Corporate Governance May 13, 2008, 12:39PM EST

Governance Lessons from Silicon Valley

The tech world is light years ahead in dealing with rapid global change, immigration issues, engineering education, and online business

With its tradition of having a highly international workforce and its role as a pioneer in collaborating with India and China, Silicon Valley can rightly claim to have a special perspective on global issues. The intense competition among Silicon Valley companies forces them to be inventive and flexible in everything from governance to product development to partnering. As a result, the Valley is a laboratory for global management and board governance best practices.

In Spencer Stuart's work with Valley companies to find both board directors and senior executive leadership, we have identified four lessons that any business building new capabilities or working in multiple countries and cultures would do well to heed.

Lesson 1: Boards are for more than oversight. Companies in Silicon Valley are often called on to transform themselves or realign their businesses quickly to keep pace with changes in technology, and Valley CEOs expect board members to be able to counsel them about a market or sector in which the company has little or no experience. This stems from a long history of having venture capitalists sit on the boards of startups that have not yet gone public and of the VCs being deeply involved in running the businesses. Silicon Valley CEOs have learned to rely on directors for more than oversight. They are looking for day-to-day advice and for connections to markets into which their companies are moving.

While companies outside Silicon Valley also look for expert board members, the difference is the speed with which tech companies often have to adapt and how much they look to board members to assist in the process. There is no reason companies outside of Silicon Valley shouldn't be thinking about future direction when looking for new board members.

Lesson 2: Look for a multicultural perspective. Silicon Valley companies usually seek managers with prior multinational operating experience and at least one language besides English. What multicultural executives bring to companies is the same skill set needed in multicultural directors: strategic foresight into global and local markets, plus an understanding of trends in supply-chain management, outsourcing, and the state of technological development and acceptance outside the U.S. When executives and directors combine these insights, business opportunities are created.

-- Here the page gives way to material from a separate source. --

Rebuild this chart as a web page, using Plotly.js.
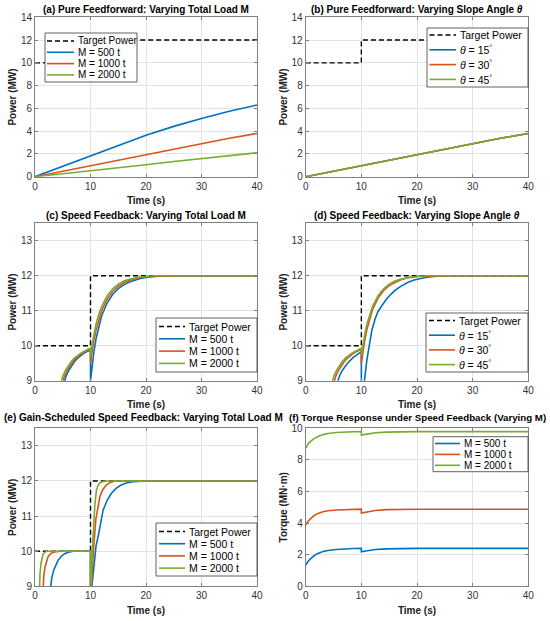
<!DOCTYPE html>
<html>
<head>
<meta charset="utf-8">
<script src="https://cdn.plot.ly/plotly-3.0.1.min.js"></script>
<style>html,body{margin:0;padding:0;background:#fff}#chart{width:550px;height:621px}</style>
</head>
<body>
<div id="chart"></div>
<script>
// ---------------- DATA ----------------
const targetT = [0, 10, 10, 40];
const targetP = [10, 10, 12, 12];

// (a) Pure feedforward, varying M
const tA = [0, 5, 10, 15, 20, 25, 30, 35, 40];
const pA500  = [0, 0.92, 1.85, 2.78, 3.65, 4.42, 5.12, 5.75, 6.3];
const pA1000 = [0, 0.48, 0.97, 1.48, 1.98, 2.46, 2.92, 3.37, 3.8];
const pA2000 = [0, 0.25, 0.5, 0.78, 1.05, 1.33, 1.6, 1.85, 2.1];

// (b) Pure feedforward, varying theta (curves coincide)
const tB = [0, 5, 10, 15, 20, 25, 30, 35, 40];
const pB15 = [0, 0.48, 0.97, 1.48, 1.98, 2.46, 2.92, 3.37, 3.8];
const pB30 = [0, 0.48, 0.97, 1.48, 1.98, 2.46, 2.92, 3.37, 3.8];
const pB45 = [0, 0.48, 0.97, 1.48, 1.98, 2.46, 2.92, 3.37, 3.8];

// (c) Speed feedback, varying M
const tC500  = [0, 5.3, 5.6, 6.1, 6.6, 7.1, 7.6, 8.1, 8.6, 9.1, 9.6, 10, 10, 10.3, 10.6, 11, 11.5, 12, 13, 14, 15, 16, 17, 18, 19, 20, 21, 22, 25, 40];
const pC500  = [6, 9.0, 9.13, 9.3, 9.43, 9.54, 9.63, 9.7, 9.76, 9.81, 9.85, 9.88, 9.0, 9.45, 9.8, 10.2, 10.55, 10.85, 11.22, 11.47, 11.63, 11.74, 11.82, 11.88, 11.92, 11.95, 11.97, 11.99, 12, 12];
const tC1000 = [0, 5.0, 5.3, 5.8, 6.3, 6.8, 7.3, 7.8, 8.3, 8.8, 9.3, 10, 10, 10.3, 10.6, 11, 11.5, 12, 13, 14, 15, 16, 17, 18, 19, 20, 22, 25, 40];
const pC1000 = [6, 9.0, 9.13, 9.3, 9.43, 9.54, 9.63, 9.7, 9.76, 9.81, 9.86, 9.91, 9.5, 9.85, 10.15, 10.45, 10.75, 11.0, 11.33, 11.56, 11.7, 11.8, 11.87, 11.92, 11.95, 11.97, 11.99, 12, 12];
const tC2000 = [0, 4.7, 5.0, 5.5, 6, 6.5, 7, 7.5, 8, 8.5, 9, 9.5, 10, 10, 10.3, 10.6, 11, 11.5, 12, 13, 14, 15, 16, 17, 18, 19, 20, 22, 25, 40];
const pC2000 = [6, 9.0, 9.13, 9.3, 9.43, 9.54, 9.63, 9.7, 9.76, 9.81, 9.86, 9.9, 9.93, 9.7, 10.05, 10.32, 10.62, 10.9, 11.12, 11.43, 11.63, 11.76, 11.85, 11.9, 11.94, 11.97, 11.98, 12, 12, 12];

// (d) Speed feedback, varying theta
const tD15 = [0, 5.75, 6.1, 6.6, 7.5, 8.5, 9.3, 10, 10, 10.55, 11, 11.4, 11.9, 12.5, 13, 13.7, 14.5, 15.3, 16.1, 17, 18, 18.5, 19.5, 20.5, 21.5, 23, 25, 40];
const pD15 = [6, 9.0, 9.15, 9.3, 9.5, 9.66, 9.76, 9.83, 7.5, 9.0, 9.6, 9.98, 10.45, 10.78, 10.98, 11.15, 11.33, 11.47, 11.59, 11.69, 11.78, 11.82, 11.88, 11.92, 11.95, 11.98, 12, 12];
const tD30 = [0, 5.1, 5.4, 5.9, 6.4, 6.9, 7.4, 7.9, 8.4, 8.9, 9.4, 10, 10, 10.3, 10.6, 11, 11.5, 12, 13, 14, 15, 16, 17, 18, 19, 20, 22, 25, 40];
const pD30 = [6, 9.0, 9.13, 9.3, 9.43, 9.54, 9.63, 9.7, 9.76, 9.81, 9.86, 9.9, 9.5, 9.85, 10.15, 10.47, 10.78, 11.03, 11.36, 11.58, 11.72, 11.81, 11.88, 11.93, 11.96, 11.98, 11.99, 12, 12];
const tD45 = [0, 4.75, 5.05, 5.55, 6.05, 6.55, 7.05, 7.55, 8.05, 8.55, 9.05, 9.55, 10, 10, 10.3, 10.6, 11, 11.5, 12, 13, 14, 15, 16, 17, 18, 19, 20, 22, 25, 40];
const pD45 = [6, 9.0, 9.13, 9.3, 9.43, 9.54, 9.63, 9.7, 9.76, 9.81, 9.86, 9.9, 9.93, 9.72, 10.05, 10.32, 10.62, 10.9, 11.12, 11.43, 11.63, 11.76, 11.85, 11.9, 11.94, 11.97, 11.98, 12, 12, 12];

// (e) Gain-scheduled speed feedback, varying M
const tE500  = [0, 2.77, 3.0, 3.37, 3.75, 4.15, 4.7, 5.35, 6.0, 6.86, 10, 10, 10.25, 10.7, 11.0, 11.37, 11.8, 12.27, 13.0, 13.78, 14.6, 15.6, 16.6, 17.7, 20, 40];
const pE500  = [5, 9.0, 9.22, 9.46, 9.62, 9.74, 9.85, 9.93, 9.97, 10.0, 10.0, 8.5, 9.0, 9.8, 10.15, 10.41, 10.8, 11.17, 11.45, 11.65, 11.79, 11.89, 11.95, 11.98, 12, 12];
const tE1000 = [0, 1.45, 1.6, 1.8, 2.05, 2.35, 2.8, 3.25, 4.5, 10, 10, 10.15, 10.5, 10.95, 11.3, 11.68, 12.2, 12.88, 13.6, 14.4, 40];
const pE1000 = [5, 9.0, 9.32, 9.55, 9.72, 9.84, 9.93, 9.97, 10.0, 10.0, 8.5, 9.0, 9.95, 10.89, 11.28, 11.55, 11.75, 11.89, 11.96, 12, 12];
const tE2000 = [0, 0.8, 0.9, 1.08, 1.25, 1.44, 1.7, 2.05, 10, 10, 10.1, 10.35, 10.6, 10.8, 11.07, 11.35, 11.68, 12.1, 12.6, 40];
const pE2000 = [5, 9.0, 9.35, 9.65, 9.8, 9.91, 9.96, 10.0, 10.0, 8.5, 9.0, 10.1, 10.89, 11.35, 11.74, 11.87, 11.95, 11.98, 12, 12];

// (f) Torque response under speed feedback, varying M
const tF = [0, 0.5, 1.3, 2, 3.1, 4, 5.5, 7, 8.5, 10, 10, 10.5, 11.5, 12.5, 14.5, 17, 20, 40];
const qF500  = [1.35, 1.62, 1.88, 2.05, 2.2, 2.27, 2.33, 2.37, 2.39, 2.4, 2.18, 2.22, 2.28, 2.33, 2.37, 2.39, 2.4, 2.4];
const qF1000 = [3.88, 4.15, 4.42, 4.58, 4.72, 4.78, 4.83, 4.86, 4.87, 4.88, 4.64, 4.68, 4.75, 4.8, 4.85, 4.87, 4.88, 4.88];
const qF2000 = [8.75, 9.05, 9.3, 9.45, 9.6, 9.67, 9.73, 9.77, 9.78, 9.79, 9.57, 9.6, 9.67, 9.72, 9.76, 9.78, 9.79, 9.79];

// labels
const panelTitles = [
  "(a) Pure Feedforward: Varying Total Load M",
  "(b) Pure Feedforward: Varying Slope Angle <i>θ</i>",
  "(c) Speed Feedback: Varying Total Load M",
  "(d) Speed Feedback: Varying Slope Angle <i>θ</i>",
  "(e) Gain-Scheduled Speed Feedback: Varying Total Load M",
  "(f) Torque Response under Speed Feedback (Varying M)"
];
const targetLabel = "Target Power";
const massLabels = ["M = 500 t", "M = 1000 t", "M = 2000 t"];
const angleLabels = ["<i>θ</i> = 15<sup>°</sup>", "<i>θ</i> = 30<sup>°</sup>", "<i>θ</i> = 45<sup>°</sup>"];
const xLabel = "Time (s)";
const yPowerLabel = "Power (MW)";
const yTorqueLabel = "Torque (MN·m)";
const xTicks = [0, 10, 20, 30, 40];

// ---------------- STYLE ----------------
const W = 550, H = 621;
const FONT = "Liberation Sans, Arial, Helvetica, sans-serif";
const C = ["#0072BD", "#D95319", "#77AC30"];
const LW = 1.6;
const px = x => x / W;
const py = y => 1 - y / H;

const colDom = [[35, 257], [305.7, 528.3]];
const rowDom = [[17.3, 176.7], [223.3, 380.7], [428.3, 586.3]];
// title placement (panels e/f are adjusted so they fit side by side, as in the reference)
const titleCenters = [146, 417, 146, 417, 143.5, 417];
const titleSizes = [10, 10, 10, 10, 10, 9.7];
const titleGap = [1.5, 1.5, 1.5, 1.5, 4.5, 4.5];

const data = [];
function line(x, y, color, name, axN, dash) {
  const s = axN === 1 ? "" : String(axN);
  data.push({
    type: "scatter", mode: "lines", x: x, y: y, name: name,
    xaxis: "x" + s, yaxis: "y" + s, showlegend: false,
    line: {color: color, width: dash ? 1.4 : LW, dash: dash || "solid"},
    hoverinfo: "x+y+name"
  });
}
const DASH = "5px,3px";

// (a)
line(targetT, targetP, "#000", targetLabel, 1, DASH);
line(tA, pA500, C[0], massLabels[0], 1);
line(tA, pA1000, C[1], massLabels[1], 1);
line(tA, pA2000, C[2], massLabels[2], 1);
// (b)
line(targetT, targetP, "#000", targetLabel, 2, DASH);
line(tB, pB15, C[0], angleLabels[0], 2);
line(tB, pB30, C[1], angleLabels[1], 2);
line(tB, pB45, C[2], angleLabels[2], 2);
// (c)
line(targetT, targetP, "#000", targetLabel, 3, DASH);
line(tC500, pC500, C[0], massLabels[0], 3);
line(tC1000, pC1000, C[1], massLabels[1], 3);
line(tC2000, pC2000, C[2], massLabels[2], 3);
// (d)
line(targetT, targetP, "#000", targetLabel, 4, DASH);
line(tD15, pD15, C[0], angleLabels[0], 4);
line(tD30, pD30, C[1], angleLabels[1], 4);
line(tD45, pD45, C[2], angleLabels[2], 4);
// (e)
line(targetT, targetP, "#000", targetLabel, 5, DASH);
line(tE500, pE500, C[0], massLabels[0], 5);
line(tE1000, pE1000, C[1], massLabels[1], 5);
line(tE2000, pE2000, C[2], massLabels[2], 5);
// (f)
line(tF, qF500, C[0], massLabels[0], 6);
line(tF, qF1000, C[1], massLabels[1], 6);
line(tF, qF2000, C[2], massLabels[2], 6);

// axes
const layout = {
  width: W, height: H,
  margin: {l: 0, r: 0, t: 0, b: 0},
  paper_bgcolor: "#fff", plot_bgcolor: "#fff",
  font: {family: FONT, size: 10, color: "#262626"},
  showlegend: false,
  shapes: [], annotations: []
};
const yRanges = [[0, 14], [0, 14], [9, 13.5], [9, 13.5], [9, 13.5], [0, 10]];
const yDticks = [2, 2, 1, 1, 1, 2];
const yTitles = [yPowerLabel, yPowerLabel, yPowerLabel, yPowerLabel, yPowerLabel, yTorqueLabel];
for (let i = 0; i < 6; i++) {
  const n = i + 1, s = n === 1 ? "" : String(n);
  const col = i % 2, row = Math.floor(i / 2);
  const common = {
    showline: true, linecolor: "#808080", linewidth: 1, mirror: "ticks",
    ticks: "inside", ticklen: 3, tickcolor: "#808080", tickwidth: 1,
    showgrid: true, gridcolor: "#e3e3e3", gridwidth: 1, zeroline: false,
    tickfont: {family: FONT, size: 10, color: "#333"}, fixedrange: true
  };
  layout["xaxis" + s] = Object.assign({}, common, {
    domain: [px(colDom[col][0]), px(colDom[col][1])],
    anchor: "y" + s, range: [0, 40], tickvals: xTicks,
    title: {text: "<b>" + xLabel + "</b>", font: {family: FONT, size: 10, color: "#222"}, standoff: 6}
  });
  layout["yaxis" + s] = Object.assign({}, common, {
    domain: [py(rowDom[row][1]), py(rowDom[row][0])],
    anchor: "x" + s, range: yRanges[i], dtick: yDticks[i],
    title: {text: "<b>" + yTitles[i] + "</b>", font: {family: FONT, size: 10, color: "#222"}, standoff: 2}
  });
  // panel title
  layout.annotations.push({
    xref: "paper", yref: "paper", showarrow: false,
    x: px(titleCenters[i]), y: py(rowDom[row][0] - titleGap[i]),
    xanchor: "center", yanchor: "bottom", borderpad: 0,
    text: "<b>" + panelTitles[i] + "</b>",
    font: {family: FONT, size: titleSizes[i], color: "#000"}
  });
}

// custom MATLAB-like legends
function legendBox(spec) {
  const {left, top, width, height, first, step, lineL, lineR, textX, entries, fs} = spec;
  layout.shapes.push({
    type: "rect", xref: "paper", yref: "paper", layer: "above",
    x0: px(left), x1: px(left + width), y0: py(top + height), y1: py(top),
    fillcolor: "#fff", line: {color: "#3a3a3a", width: 0.8}
  });
  entries.forEach((e, k) => {
    const yy = top + first + k * step;
    layout.shapes.push({
      type: "line", xref: "paper", yref: "paper", layer: "above",
      x0: px(left + lineL), x1: px(left + lineR), y0: py(yy), y1: py(yy),
      line: {color: e.color, width: e.dash ? 1.4 : LW, dash: e.dash || "solid"}
    });
    layout.annotations.push({
      xref: "paper", yref: "paper", showarrow: false,
      x: px(left + textX), y: py(yy), xanchor: "left", yanchor: "middle",
      text: e.text, font: {family: FONT, size: fs, color: "#000"}
    });
  });
}
const massEntries = [{text: targetLabel, color: "#000", dash: DASH}].concat(massLabels.map((t, k) => ({text: t, color: C[k]})));
const angleEntries = [{text: targetLabel, color: "#000", dash: DASH}].concat(angleLabels.map((t, k) => ({text: t, color: C[k]})));
const massOnly = massLabels.map((t, k) => ({text: t, color: C[k]}));

legendBox({left: 45, top: 33, width: 92, height: 49, first: 8, step: 11.3, lineL: 2, lineR: 29, textX: 31, entries: massEntries, fs: 10});
legendBox({left: 427, top: 28, width: 101, height: 59, first: 7, step: 14.8, lineL: 2.5, lineR: 29, textX: 31, entries: angleEntries, fs: 10.5});
legendBox({left: 156, top: 318, width: 101, height: 54, first: 8.5, step: 12.3, lineL: 3, lineR: 29, textX: 31, entries: massEntries, fs: 10.5});
legendBox({left: 426, top: 313, width: 102, height: 59, first: 7.5, step: 14.7, lineL: 3, lineR: 29, textX: 31, entries: angleEntries, fs: 10.5});
legendBox({left: 156, top: 523, width: 101, height: 53, first: 8.5, step: 12.2, lineL: 3, lineR: 29, textX: 31, entries: massEntries, fs: 10.5});
legendBox({left: 433, top: 436.7, width: 95, height: 35, first: 6.8, step: 10.9, lineL: 2, lineR: 27, textX: 28.5, entries: massOnly, fs: 10});

Plotly.newPlot("chart", data, layout, {displayModeBar: false, responsive: false});
</script>
</body>
</html>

There is a caveat when it comes to recruiting multicultural directors, however. Directors need to understand the regulatory standards under which U.S. companies operate, particularly the strictures of Sarbanes-Oxley. Many countries are not nearly as constrained by regulation, and foreign directors might not grasp that what is allowed in home markets is prohibited here. This makes the search for multinational directors more difficult, and it usually requires looking at senior executives of multinationals who have multimarket experience or for Valley entrepreneurs who were brought up overseas and have successfully built a U.S. business.

Lesson 3. Companies should address societal problems that affect the bottom line. One of the biggest competitive issues facing Silicon Valley executives is a lack of focus on American engineering education. Silicon Valley first addressed this by recruiting foreigners who studied engineering in the U.S. This thrust Valley executives and boards into the heart of immigration issues, leading at first to expansion in the Valley and eventually to a crisis.

In the 1980s and '90s, many foreign students got work permits or became citizens—thanks in no small part to efforts made by Valley executives for more enlightened immigration policies—and founded their own startups in Silicon Valley. However, after September 11 and the clampdown on H1-B visas, many talented foreign students have been forced to study elsewhere. Plus, many Indians and Chinese who emigrated to the U.S. and gained valuable expertise here are returning home because opportunities for wealth creation are now greater there than in the U.S.